TASK PROMPT
Retype these lines and no others: the line holding "Write the Bokeh code for this chart.", the line holding "x_end = ages[-1] + half", and all lines between them. Pictures stay out.

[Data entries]
.....

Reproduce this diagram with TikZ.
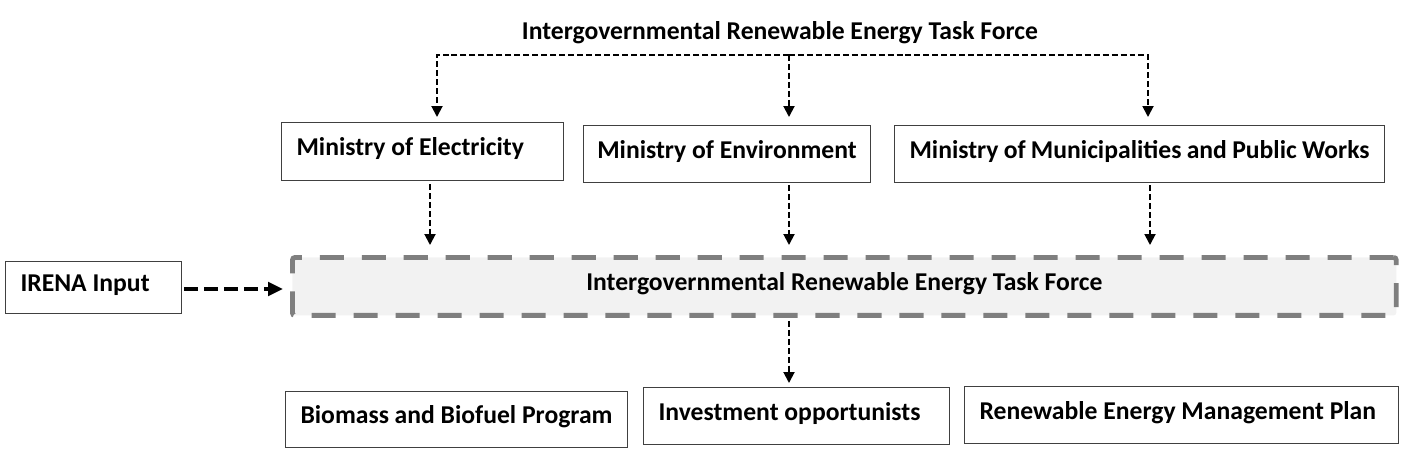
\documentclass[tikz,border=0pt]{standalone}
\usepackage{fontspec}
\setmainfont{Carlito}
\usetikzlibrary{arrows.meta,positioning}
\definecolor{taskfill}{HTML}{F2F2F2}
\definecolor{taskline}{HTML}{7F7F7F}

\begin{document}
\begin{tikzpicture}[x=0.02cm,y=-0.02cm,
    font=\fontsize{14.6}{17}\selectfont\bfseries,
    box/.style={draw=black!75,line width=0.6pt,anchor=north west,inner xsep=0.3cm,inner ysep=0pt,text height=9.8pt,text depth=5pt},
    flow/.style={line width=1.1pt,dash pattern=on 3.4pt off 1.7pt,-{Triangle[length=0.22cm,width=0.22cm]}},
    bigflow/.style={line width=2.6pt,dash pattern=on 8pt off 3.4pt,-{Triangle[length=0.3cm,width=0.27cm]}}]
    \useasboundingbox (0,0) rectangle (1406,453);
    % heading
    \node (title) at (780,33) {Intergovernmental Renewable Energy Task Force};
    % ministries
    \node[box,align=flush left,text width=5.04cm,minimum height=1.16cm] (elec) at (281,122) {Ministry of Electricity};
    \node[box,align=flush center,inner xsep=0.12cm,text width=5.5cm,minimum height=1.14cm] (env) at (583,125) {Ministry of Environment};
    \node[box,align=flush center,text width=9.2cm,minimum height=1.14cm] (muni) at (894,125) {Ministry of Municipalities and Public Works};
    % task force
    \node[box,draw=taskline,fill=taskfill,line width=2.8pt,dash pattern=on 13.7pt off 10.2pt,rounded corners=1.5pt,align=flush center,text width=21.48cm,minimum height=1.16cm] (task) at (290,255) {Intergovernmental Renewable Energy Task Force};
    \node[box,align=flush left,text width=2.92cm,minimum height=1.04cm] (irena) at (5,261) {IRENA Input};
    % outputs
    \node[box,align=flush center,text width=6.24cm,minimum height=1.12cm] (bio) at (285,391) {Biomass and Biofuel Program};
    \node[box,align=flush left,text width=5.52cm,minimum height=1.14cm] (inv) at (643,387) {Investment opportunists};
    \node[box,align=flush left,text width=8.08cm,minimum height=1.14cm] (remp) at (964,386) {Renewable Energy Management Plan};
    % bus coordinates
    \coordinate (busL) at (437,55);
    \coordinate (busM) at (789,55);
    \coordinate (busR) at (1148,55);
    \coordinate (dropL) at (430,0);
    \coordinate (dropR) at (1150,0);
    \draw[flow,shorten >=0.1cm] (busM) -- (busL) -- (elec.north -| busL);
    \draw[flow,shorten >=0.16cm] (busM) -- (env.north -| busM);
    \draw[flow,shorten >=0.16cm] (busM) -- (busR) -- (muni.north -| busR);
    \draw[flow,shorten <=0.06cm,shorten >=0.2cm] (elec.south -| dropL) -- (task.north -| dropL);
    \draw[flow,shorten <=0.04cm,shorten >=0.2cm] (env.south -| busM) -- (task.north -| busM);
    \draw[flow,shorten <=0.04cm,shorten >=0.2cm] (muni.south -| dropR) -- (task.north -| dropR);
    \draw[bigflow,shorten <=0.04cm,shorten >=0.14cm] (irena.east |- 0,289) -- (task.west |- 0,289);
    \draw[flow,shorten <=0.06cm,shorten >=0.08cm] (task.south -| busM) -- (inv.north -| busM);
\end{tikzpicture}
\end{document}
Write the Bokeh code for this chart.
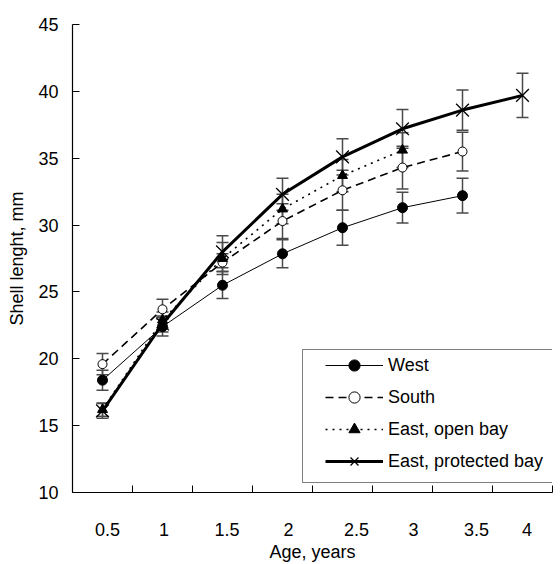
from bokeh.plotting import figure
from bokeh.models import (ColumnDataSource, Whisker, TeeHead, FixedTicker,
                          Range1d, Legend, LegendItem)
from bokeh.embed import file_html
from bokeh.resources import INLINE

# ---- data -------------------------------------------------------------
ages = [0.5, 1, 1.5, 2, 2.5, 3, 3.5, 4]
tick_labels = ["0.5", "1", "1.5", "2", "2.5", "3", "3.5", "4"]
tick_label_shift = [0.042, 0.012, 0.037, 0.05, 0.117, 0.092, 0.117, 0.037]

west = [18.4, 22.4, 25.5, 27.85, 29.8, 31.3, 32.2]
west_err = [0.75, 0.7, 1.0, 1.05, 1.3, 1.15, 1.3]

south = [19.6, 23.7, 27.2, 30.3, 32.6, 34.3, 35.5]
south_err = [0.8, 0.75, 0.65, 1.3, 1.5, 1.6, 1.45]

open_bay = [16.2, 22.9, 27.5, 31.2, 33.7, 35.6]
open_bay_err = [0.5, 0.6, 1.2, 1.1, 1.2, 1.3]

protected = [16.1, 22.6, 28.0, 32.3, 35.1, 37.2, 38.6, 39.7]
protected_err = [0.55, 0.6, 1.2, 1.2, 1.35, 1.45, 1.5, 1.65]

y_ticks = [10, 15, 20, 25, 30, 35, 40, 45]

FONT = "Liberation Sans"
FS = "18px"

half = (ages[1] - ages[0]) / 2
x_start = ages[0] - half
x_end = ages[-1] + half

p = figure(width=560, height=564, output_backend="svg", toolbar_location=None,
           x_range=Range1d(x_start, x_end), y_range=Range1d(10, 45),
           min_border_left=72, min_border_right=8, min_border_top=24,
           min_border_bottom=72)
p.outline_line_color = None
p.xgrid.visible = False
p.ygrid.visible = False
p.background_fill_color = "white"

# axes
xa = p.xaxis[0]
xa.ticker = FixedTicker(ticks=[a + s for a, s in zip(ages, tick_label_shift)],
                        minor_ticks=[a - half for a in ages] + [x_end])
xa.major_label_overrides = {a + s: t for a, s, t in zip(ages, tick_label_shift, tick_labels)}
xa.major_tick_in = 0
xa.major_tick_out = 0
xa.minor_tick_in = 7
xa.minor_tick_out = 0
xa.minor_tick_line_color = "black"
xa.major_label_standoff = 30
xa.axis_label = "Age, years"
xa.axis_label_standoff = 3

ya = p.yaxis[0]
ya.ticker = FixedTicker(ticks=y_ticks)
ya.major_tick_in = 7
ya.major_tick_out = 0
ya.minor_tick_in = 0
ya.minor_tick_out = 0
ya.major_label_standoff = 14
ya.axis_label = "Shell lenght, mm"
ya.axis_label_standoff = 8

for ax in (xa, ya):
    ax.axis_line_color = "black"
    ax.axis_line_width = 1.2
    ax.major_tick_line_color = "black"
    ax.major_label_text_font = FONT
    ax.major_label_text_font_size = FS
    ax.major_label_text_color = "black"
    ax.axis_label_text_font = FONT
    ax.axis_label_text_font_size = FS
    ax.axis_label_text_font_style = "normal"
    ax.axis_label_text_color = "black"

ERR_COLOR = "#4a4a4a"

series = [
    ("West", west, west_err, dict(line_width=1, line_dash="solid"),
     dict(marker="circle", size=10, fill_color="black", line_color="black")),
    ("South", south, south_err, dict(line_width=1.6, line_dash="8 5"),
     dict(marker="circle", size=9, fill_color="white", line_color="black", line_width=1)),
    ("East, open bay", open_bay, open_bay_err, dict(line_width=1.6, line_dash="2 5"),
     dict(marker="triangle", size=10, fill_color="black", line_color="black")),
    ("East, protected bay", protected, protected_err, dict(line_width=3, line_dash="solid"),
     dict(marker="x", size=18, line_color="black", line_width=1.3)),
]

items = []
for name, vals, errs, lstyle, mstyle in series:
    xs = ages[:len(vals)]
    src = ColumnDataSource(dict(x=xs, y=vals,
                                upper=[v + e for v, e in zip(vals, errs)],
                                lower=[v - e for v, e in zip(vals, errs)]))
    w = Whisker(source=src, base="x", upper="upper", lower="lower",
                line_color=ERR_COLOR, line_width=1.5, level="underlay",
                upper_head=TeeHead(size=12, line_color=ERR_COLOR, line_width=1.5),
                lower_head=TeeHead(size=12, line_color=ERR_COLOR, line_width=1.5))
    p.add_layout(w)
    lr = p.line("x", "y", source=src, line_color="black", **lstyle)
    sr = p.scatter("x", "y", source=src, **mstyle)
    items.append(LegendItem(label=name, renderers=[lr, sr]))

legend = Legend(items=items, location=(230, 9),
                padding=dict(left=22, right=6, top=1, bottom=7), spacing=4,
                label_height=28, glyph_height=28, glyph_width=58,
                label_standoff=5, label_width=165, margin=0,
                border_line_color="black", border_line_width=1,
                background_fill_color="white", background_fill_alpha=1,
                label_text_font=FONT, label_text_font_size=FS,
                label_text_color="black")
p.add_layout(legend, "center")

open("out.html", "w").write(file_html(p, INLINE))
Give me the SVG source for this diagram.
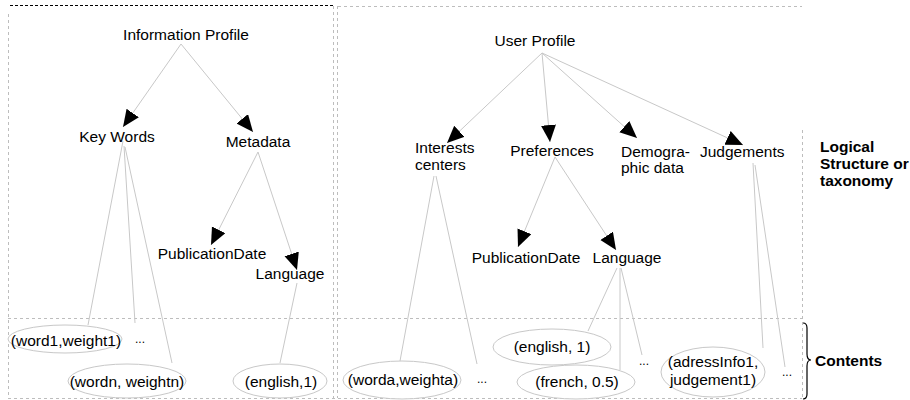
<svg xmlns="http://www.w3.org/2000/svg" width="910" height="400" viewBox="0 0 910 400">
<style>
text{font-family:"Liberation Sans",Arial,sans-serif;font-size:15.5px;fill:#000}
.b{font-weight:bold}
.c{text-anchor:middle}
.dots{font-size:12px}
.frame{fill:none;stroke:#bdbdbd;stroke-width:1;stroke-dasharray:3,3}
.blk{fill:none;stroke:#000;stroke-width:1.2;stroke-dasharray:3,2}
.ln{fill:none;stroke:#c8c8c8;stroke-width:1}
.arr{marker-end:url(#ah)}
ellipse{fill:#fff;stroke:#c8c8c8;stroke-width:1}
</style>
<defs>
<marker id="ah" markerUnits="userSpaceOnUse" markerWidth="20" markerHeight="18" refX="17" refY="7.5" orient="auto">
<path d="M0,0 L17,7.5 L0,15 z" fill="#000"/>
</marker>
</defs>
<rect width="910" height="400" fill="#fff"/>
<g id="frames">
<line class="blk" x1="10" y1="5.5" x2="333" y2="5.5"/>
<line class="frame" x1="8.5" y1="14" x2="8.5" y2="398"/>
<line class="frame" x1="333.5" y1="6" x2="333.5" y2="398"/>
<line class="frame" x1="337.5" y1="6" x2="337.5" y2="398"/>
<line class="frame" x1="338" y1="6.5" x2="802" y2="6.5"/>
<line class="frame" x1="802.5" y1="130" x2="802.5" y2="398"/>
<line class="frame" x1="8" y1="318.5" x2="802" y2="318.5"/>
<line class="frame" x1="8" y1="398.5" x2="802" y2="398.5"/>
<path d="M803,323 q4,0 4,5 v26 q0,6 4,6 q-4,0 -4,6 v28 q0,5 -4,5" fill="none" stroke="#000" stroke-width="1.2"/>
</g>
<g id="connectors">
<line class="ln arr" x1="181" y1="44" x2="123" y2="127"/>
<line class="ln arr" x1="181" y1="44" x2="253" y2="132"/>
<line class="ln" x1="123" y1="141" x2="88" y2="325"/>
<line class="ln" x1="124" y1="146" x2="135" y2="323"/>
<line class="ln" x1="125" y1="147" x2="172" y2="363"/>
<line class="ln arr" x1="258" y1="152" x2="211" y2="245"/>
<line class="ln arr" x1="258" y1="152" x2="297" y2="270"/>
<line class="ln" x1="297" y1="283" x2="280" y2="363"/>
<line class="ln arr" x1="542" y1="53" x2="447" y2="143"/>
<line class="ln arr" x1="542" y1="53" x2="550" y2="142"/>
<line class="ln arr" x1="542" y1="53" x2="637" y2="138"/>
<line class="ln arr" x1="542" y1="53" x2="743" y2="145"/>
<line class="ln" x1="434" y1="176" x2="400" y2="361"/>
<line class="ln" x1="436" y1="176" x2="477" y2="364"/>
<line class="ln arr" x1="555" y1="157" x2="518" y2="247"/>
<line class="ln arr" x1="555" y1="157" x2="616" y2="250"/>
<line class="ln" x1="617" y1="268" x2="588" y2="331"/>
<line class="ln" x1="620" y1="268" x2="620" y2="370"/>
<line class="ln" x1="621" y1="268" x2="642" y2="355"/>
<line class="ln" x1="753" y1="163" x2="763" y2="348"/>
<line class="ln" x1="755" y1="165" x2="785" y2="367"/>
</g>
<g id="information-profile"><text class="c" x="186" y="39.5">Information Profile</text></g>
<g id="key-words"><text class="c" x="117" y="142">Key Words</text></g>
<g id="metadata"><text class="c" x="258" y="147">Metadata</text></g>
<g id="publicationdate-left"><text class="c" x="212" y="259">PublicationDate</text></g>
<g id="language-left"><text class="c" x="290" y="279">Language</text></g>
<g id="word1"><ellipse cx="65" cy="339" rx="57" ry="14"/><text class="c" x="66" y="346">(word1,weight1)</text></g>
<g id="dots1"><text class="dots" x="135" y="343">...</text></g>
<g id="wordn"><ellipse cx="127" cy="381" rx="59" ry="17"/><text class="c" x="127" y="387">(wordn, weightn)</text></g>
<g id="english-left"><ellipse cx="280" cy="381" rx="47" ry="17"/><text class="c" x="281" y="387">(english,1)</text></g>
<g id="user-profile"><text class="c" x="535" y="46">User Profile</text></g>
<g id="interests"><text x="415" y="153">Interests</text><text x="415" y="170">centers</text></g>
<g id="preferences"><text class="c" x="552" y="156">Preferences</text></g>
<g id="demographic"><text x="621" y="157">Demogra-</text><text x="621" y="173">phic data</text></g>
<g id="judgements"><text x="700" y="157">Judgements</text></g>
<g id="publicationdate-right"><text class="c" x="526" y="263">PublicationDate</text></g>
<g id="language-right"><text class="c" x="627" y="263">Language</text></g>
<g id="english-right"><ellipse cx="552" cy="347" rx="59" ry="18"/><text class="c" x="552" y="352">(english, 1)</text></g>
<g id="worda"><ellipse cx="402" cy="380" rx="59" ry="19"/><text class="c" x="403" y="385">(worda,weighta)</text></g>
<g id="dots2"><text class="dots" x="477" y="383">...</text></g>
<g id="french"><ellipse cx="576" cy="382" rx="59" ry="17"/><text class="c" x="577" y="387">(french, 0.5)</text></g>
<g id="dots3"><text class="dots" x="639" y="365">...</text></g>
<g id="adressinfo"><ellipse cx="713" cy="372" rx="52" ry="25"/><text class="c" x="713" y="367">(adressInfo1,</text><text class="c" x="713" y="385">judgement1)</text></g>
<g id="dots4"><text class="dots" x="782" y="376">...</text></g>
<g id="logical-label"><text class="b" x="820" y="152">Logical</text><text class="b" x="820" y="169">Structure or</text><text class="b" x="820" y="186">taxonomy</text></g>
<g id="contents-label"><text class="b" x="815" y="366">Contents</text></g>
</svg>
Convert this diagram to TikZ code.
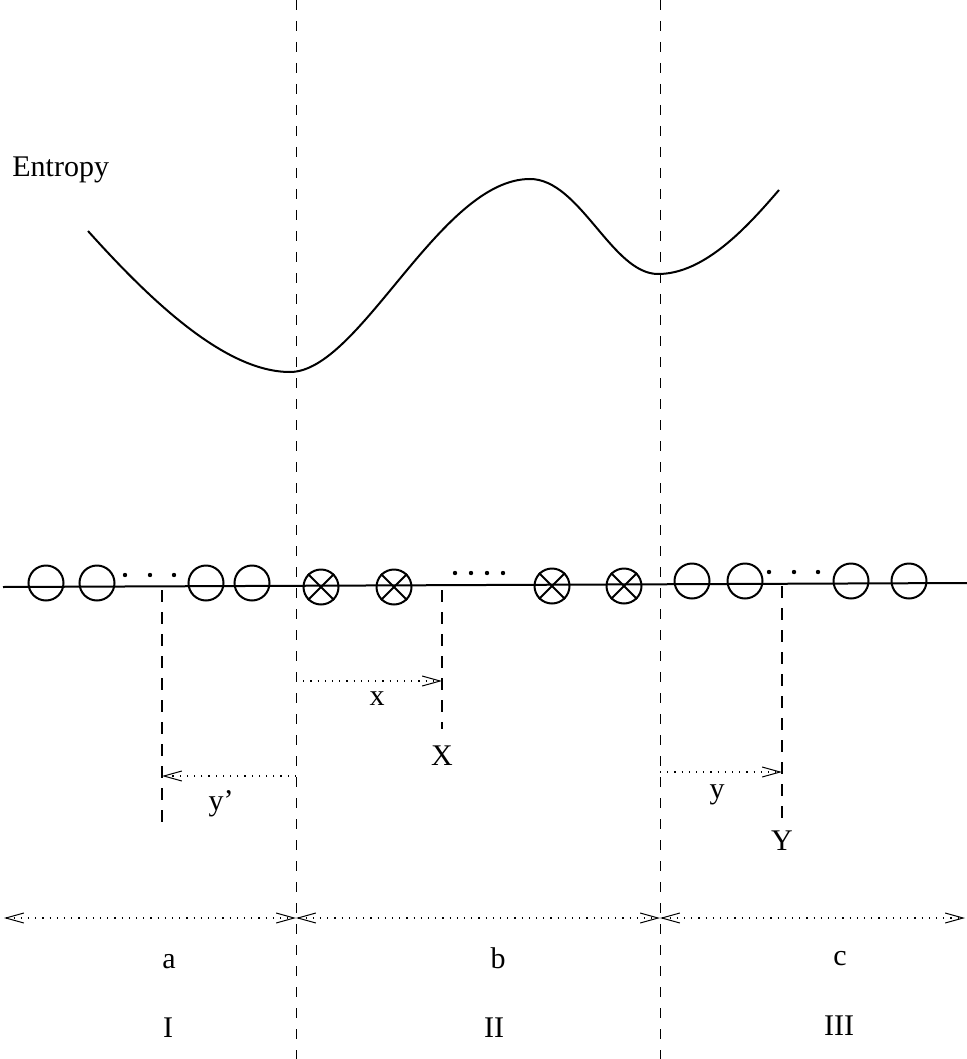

.....

WRITTEN SOLUTION
Write the Bokeh code for this chart.
from bokeh.plotting import figure
from bokeh.models import (ColumnDataSource, Whisker, TeeHead, FixedTicker,
                          Range1d, Legend, LegendItem)
from bokeh.embed import file_html
from bokeh.resources import INLINE

# ---- data -------------------------------------------------------------
ages = [0.5, 1, 1.5, 2, 2.5, 3, 3.5, 4]
tick_labels = ["0.5", "1", "1.5", "2", "2.5", "3", "3.5", "4"]
tick_label_shift = [0.042, 0.012, 0.037, 0.05, 0.117, 0.092, 0.117, 0.037]

west = [18.4, 22.4, 25.5, 27.85, 29.8, 31.3, 32.2]
west_err = [0.75, 0.7, 1.0, 1.05, 1.3, 1.15, 1.3]

south = [19.6, 23.7, 27.2, 30.3, 32.6, 34.3, 35.5]
south_err = [0.8, 0.75, 0.65, 1.3, 1.5, 1.6, 1.45]

open_bay = [16.2, 22.9, 27.5, 31.2, 33.7, 35.6]
open_bay_err = [0.5, 0.6, 1.2, 1.1, 1.2, 1.3]

protected = [16.1, 22.6, 28.0, 32.3, 35.1, 37.2, 38.6, 39.7]
protected_err = [0.55, 0.6, 1.2, 1.2, 1.35, 1.45, 1.5, 1.65]

y_ticks = [10, 15, 20, 25, 30, 35, 40, 45]

FONT = "Liberation Sans"
FS = "18px"

half = (ages[1] - ages[0]) / 2
x_start = ages[0] - half
x_end = ages[-1] + half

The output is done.